Eclipsado pelo axé music, o tradicional samba de roda baiano norteia ‘Santo de Casa’, projeto da cantora Mariene de Castro registrado ao vivo no Teatro Castro Alves, em Salvador (BA), no dia 15 de fevereiro de 2009, distribuído em fevereiro deste ano pela gravadora Universal Music. Em uma hora e meia de show, a cantora conjuga sambas, cocos, cirandas, maracatus, pontos de Candomblé e temas folclóricos.
Imagens de santos católicos e orixás africanos, esteiras, altar no proscêncio e a réplica de uma casa de pau a pique no fundo do palco, compõem o rústico cenário onde Mariene revela o dengo que a nega tem: presença luminosa e voz quente que lembra a conterrânea Margareth Menezes, porém com mais doçura.
O repertório afro-baiano é pontuado pelas composições de Roque Ferreira, que encontraram na voz da cantora interpretação adequada, ora buliçosa (‘Abre caminho’, ‘Chico e Chica’), ora devotada (‘Samba de terreiro’, ‘Vi mamãe da areia’). Autor recorrente nos recentes álbuns de Maria Bethânia, Roque ainda compôs ‘Temporal’, vinheta que abre o espetáculo, o coco de embolada Garaximbola’ – deixa para a participação de várias e maravilhosas baianas típicas –, o coco ‘Quebradeira de coco’ e o samba ‘De maré’ (com Toninho Geraes). A bonita ‘Prece ao pescador’ (com J. Velloso) atesta as bênçãos do exigente compositor ao projeto da amiga.

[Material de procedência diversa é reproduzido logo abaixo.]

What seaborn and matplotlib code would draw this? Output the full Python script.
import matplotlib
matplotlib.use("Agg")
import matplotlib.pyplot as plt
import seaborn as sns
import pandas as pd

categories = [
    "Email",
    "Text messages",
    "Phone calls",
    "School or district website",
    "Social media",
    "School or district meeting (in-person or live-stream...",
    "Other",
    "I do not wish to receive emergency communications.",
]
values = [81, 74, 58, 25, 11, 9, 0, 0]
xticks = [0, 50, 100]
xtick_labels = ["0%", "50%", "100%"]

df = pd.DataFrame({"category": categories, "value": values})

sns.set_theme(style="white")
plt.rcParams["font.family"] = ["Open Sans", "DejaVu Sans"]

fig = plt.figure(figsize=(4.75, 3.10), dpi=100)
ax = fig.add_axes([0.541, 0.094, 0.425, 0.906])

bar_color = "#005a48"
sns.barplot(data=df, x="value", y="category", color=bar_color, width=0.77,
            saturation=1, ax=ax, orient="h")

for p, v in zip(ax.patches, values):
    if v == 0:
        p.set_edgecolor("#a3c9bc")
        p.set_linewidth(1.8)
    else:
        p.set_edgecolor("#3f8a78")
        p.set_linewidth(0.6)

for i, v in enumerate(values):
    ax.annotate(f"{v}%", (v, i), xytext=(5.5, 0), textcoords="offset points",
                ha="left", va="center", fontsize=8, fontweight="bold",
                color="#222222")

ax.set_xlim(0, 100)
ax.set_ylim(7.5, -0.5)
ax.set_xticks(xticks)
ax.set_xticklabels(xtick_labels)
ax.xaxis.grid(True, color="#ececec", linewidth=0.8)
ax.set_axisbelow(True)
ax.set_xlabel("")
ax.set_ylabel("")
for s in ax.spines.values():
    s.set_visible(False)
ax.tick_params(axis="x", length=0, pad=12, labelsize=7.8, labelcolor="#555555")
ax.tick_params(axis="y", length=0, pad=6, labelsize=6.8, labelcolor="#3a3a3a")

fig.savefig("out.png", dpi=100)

Outro ilustre baiano não poderia ficar de fora: Mariene condensa clássicos de Dorival Caymmi (1914 – 2008) no pout-pourri que reúne ‘Lá vem a baiana’, ‘A vizinha do lado’, ’Requebre que eu dou um doce’ e ‘Vatapá’. Caymmi ainda é relembrado em ‘Rosa morena’ e ‘Canção da partida (minha jangada)’. A obra do autor de ‘O que é que a baiana tem?’, canção que eternizou iconograficamente suas conterrâneas, parece feita na medida para as canoras da terra: não basta ouvir, tem que ver Mariene interpretando Caymmi.
O momento menos luminoso do show acontece quando a baiana passeia pelo clima soturno de ‘Quando eu me chamar saudade’ (Nelson Cavaquinho/ Guilherme de Brito). Já ‘Na paz de Deus’ (Beto Sem Braço, Arlindo Cruz e Sombrinha), lançada por Alcione em 1986, combina perfeitamente com o repertório solar. Aliás, Mariene ressalta com propriedade a origem baiana de ‘Ilha de maré’ (Walmir Lima/ Lupa) e ‘Não deixe o samba morrer’ (Aloísio/ Edson), lançados pela maranhense na década de 1970. A ‘Falsa baiana’ do mineiro Geraldo Pereira (1918 – 1955) também retorna com ginga e graciosidade.
Compositor aparentemente fora do contexto do show, Chico César é lembrado no pout-pourri de cirandas com sua ‘Béradêro’, ao lado das inevitáveis (?) ‘Quem me deu foi Lia’ (Baracho) e ‘Mulher rendeira’ (Zé do Norte).
Tudo fica ainda mais bonito quando Mariene pisa forte no terreiro e saúda as divindades africanas Yemanjá, Iansã e Oxum, os santos católicos São Jorge, Cosme e Damião – com a participação das crianças do Grupo Pim – e os caboclos costumeiramente ligados à Umbanda. A celebração à vida tão marcante no Candomblé salta aos olhos e aos ouvidos durante toda a apresentação da cantora que não tira os pés do chão. No bailado característico, ela desliza seus pés, requebrando faceira, numa roda de samba a léguas dos trios elétricos e do marketing das musas do axé music que há tempos se distanciaram da raiz africana.
Apesar do marcante caráter regional, ou principalmente por causa dele, o trabalho de Mariene de Castro merece ser (re)conhecido.